The US and Germany have introduced legislation to stop the spread of misinformation, while, France, India, and the UK have formed parliamentary committees to respond to such tactics, he said.

Taiwan can no longer rely on the self-discipline of the media and freedom of speech is no excuse to let misinformation go unchecked, he said.

China has almost completely taken control of Hong Kong’s government and media, and is attacking young supporters of the Umbrella movement, National Cheng Kung University political science professor Leung Man-to (梁文韜) said.

It has extended its meddling into the Taiwanese elections and manipulated Professional Technology Temple (PTT) — the nation’s largest online academic bulletin board system — and other popular local online forums, he said.

The 2014 Sunflower movement was an example of the younger generation using the Internet to resist the party-state system, he added.

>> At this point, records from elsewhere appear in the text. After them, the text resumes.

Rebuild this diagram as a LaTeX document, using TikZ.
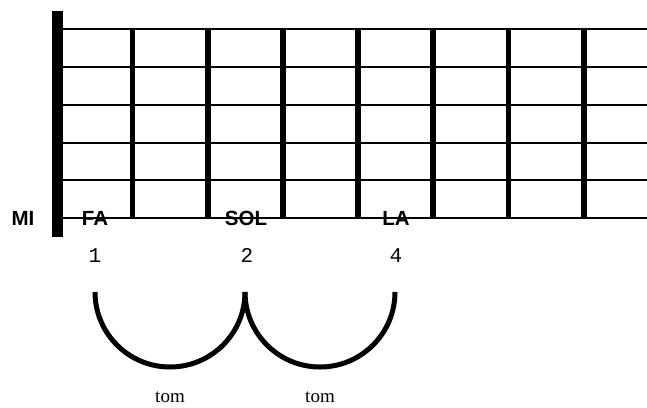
\documentclass[tikz,border=0pt]{standalone}
\usepackage{fontspec}
\setmainfont{Liberation Serif}
\newfontfamily\notefont{Liberation Sans}
\newfontfamily\fingerfont{Liberation Mono}
\begin{document}
\begin{tikzpicture}[x=1pt,y=1pt,
  stringline/.style={line width=2pt},
  fretline/.style={line width=5.5pt},
  nutline/.style={line width=11pt},
  notelabel/.style={font=\notefont\bfseries\fontsize{20.5}{20.5}\selectfont, inner sep=0pt, anchor=base},
  fingerlabel/.style={font=\fingerfont\fontsize{21}{21}\selectfont, inner sep=0pt, anchor=base},
  steplabel/.style={font=\fontsize{19}{19}\selectfont, inner sep=0pt, anchor=base},
  steparc/.style={line width=5pt}]
\useasboundingbox (0,0) rectangle (647,-407);

% strings
\foreach \y in {29,67,105,142.5,180,218}
  \draw[stringline] (60,-\y) -- (647,-\y);

% frets
\foreach \x in {132.5,208,283,358,433,508.5,584}
  \draw[fretline] (\x,-29) -- (\x,-218);

% nut
\draw[nutline] (57.5,-11) -- (57.5,-237);

% note names on the low string
\node[notelabel] (mi) at (23,-225.5) {MI};
\node[notelabel] (fa) at (95,-225.5) {FA};
\node[notelabel] (sol) at (246,-225.5) {SOL};
\node[notelabel] (la) at (396,-225.5) {LA};

% fingers
\node[fingerlabel] (n1) at (95,-262) {1};
\node[fingerlabel] (n2) at (247,-262) {2};
\node[fingerlabel] (n4) at (396,-262) {4};

% whole-step arcs
\coordinate (a1) at (95,-292);
\coordinate (a2) at (245,-292);
\coordinate (a3) at (395,-292);
\draw[steparc] (a1) arc[start angle=180,end angle=360,radius=75];
\draw[steparc] (a2) arc[start angle=180,end angle=360,radius=75];

\node[steplabel] (t1) at (170,-402.5) {tom};
\node[steplabel] (t2) at (320,-402.5) {tom};
\end{tikzpicture}
\end{document}
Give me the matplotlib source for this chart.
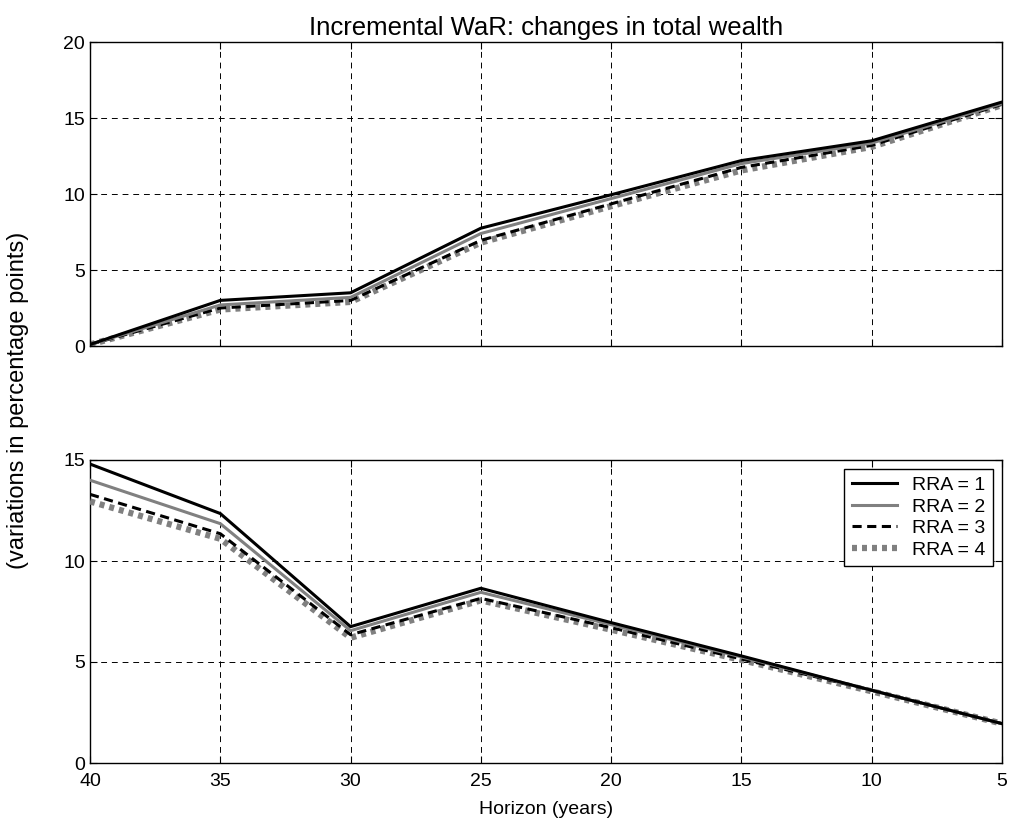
import matplotlib
matplotlib.use("Agg")
import matplotlib.pyplot as plt

# Horizon (years) and incremental WaR values
horizon = [40, 35, 30, 25, 20, 15, 10, 5]
labels = ["RRA = 1", "RRA = 2", "RRA = 3", "RRA = 4"]

top_rra1 = [0.1, 3.0, 3.5, 7.75, 9.95, 12.2, 13.5, 16.05]
top_rra2 = [0.1, 2.7, 3.2, 7.4, 9.7, 12.0, 13.35, 15.95]
top_rra3 = [0.1, 2.5, 3.0, 6.95, 9.35, 11.75, 13.2, 15.9]
top_rra4 = [0.1, 2.4, 2.9, 6.8, 9.2, 11.55, 13.1, 15.85]

bot_rra1 = [14.8, 12.35, 6.75, 8.65, 6.95, 5.3, 3.6, 1.95]
bot_rra2 = [14.0, 11.85, 6.55, 8.45, 6.85, 5.25, 3.6, 1.95]
bot_rra3 = [13.3, 11.35, 6.35, 8.15, 6.7, 5.15, 3.6, 1.95]
bot_rra4 = [12.95, 11.1, 6.2, 8.05, 6.6, 5.1, 3.55, 1.95]

plt.rcParams["font.family"] = ["Liberation Sans", "DejaVu Sans"]

styles = [
    dict(color="black", linestyle="-", linewidth=2.2),
    dict(color="#808080", linestyle="-", linewidth=2.2),
    dict(color="black", linestyle=(0, (3, 1.8)), linewidth=2.2),
    dict(color="#808080", linestyle=(0, (0.8, 0.8)), linewidth=4.5),
]

fig = plt.figure(figsize=(10.14, 8.25), dpi=100)
ax1 = fig.add_axes([90 / 1014, 1 - 346 / 825, 912 / 1014, 304 / 825])
ax2 = fig.add_axes([90 / 1014, 1 - 763 / 825, 912 / 1014, 303 / 825])


def setup(ax, ymax, yticks):
    ax.set_xlim(40, 5)
    ax.set_ylim(0, ymax)
    ax.set_xticks(horizon)
    ax.set_yticks(yticks)
    ax.grid(True, color="black", linestyle=(0, (6, 5)), linewidth=0.7)
    ax.tick_params(direction="in", top=True, right=True, labelsize=14, length=5)
    ax.tick_params(axis="x", pad=7)
    for s in ax.spines.values():
        s.set_linewidth(1.0)


for ys, st in zip([top_rra4, top_rra3, top_rra2, top_rra1], styles[::-1]):
    ax1.plot(horizon, ys, **st)
setup(ax1, 20, [0, 5, 10, 15, 20])
ax1.set_xticklabels([])
ax1.set_title("Incremental WaR: changes in total wealth", fontsize=18.5, pad=5)

handles = []
for ys, st, lab in zip([bot_rra1, bot_rra2, bot_rra3, bot_rra4], styles, labels):
    h, = ax2.plot(horizon, ys, label=lab, **st)
    handles.append(h)
# draw the back series first so the black lines stay on top
for h, z in zip(handles, [4, 3, 2, 1]):
    h.set_zorder(z + 2)
setup(ax2, 15, [0, 5, 10, 15])
ax2.set_xticklabels([str(h) for h in horizon])
ax2.set_xlabel("Horizon (years)", fontsize=14, labelpad=8)

leg = ax2.legend(handles=handles, loc="upper right", fontsize=14, fancybox=False,
                 framealpha=1, edgecolor="black", handlelength=2.3,
                 borderaxespad=0.45, labelspacing=0.2, borderpad=0.4)
leg.get_frame().set_linewidth(1.0)

fig.text(18 / 1014, 1 - 400 / 825, "(variations in percentage points)",
         rotation=90, va="center", ha="center", fontsize=17)

fig.savefig("out.png", dpi=100)
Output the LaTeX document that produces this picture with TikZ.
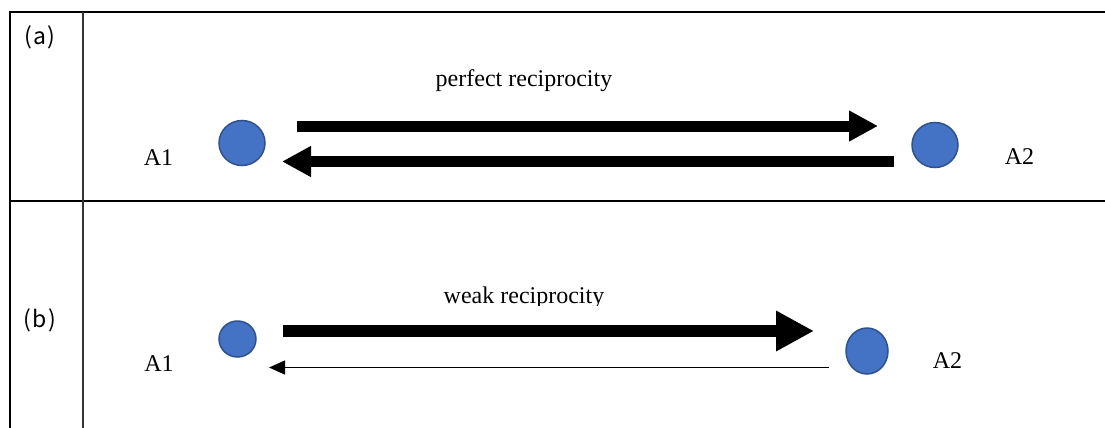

The Chinese government has learned how opposition forces in Taiwan operate and invested in large numbers of “Internet forces” on PTT to control the platform, and influence younger and independent voters, he said.

To attack the DPP government, China is, on the one hand, releasing false information to undermine the government’s authority, while, on the other hand, increasing its own popularity online, he said.

It is easy for young people who are not usually interested in politics to fall into the trap and follow the trend, he said.

When people encounter false information and do not know whether it is true or false, they usually choose to believe it, he said, adding that even if the government later clarifies the facts, the public might not take notice.

Another way that the Chinese government achieves its goals is by using “fake opinions” to boost the popularity of specific Taiwanese candidates, garnering the support of voters who do not usually engage in politics, he said.

Although people determine for themselves whether any information is true or false, the government must still take a stance, he said.

It should draw up an “anti-united front act” to resist the spread of misinformation from China, he said, adding that the DPP, which has a majority in the Legislative Yuan, cannot simply denounce Chinese suppression and ask for sympathy.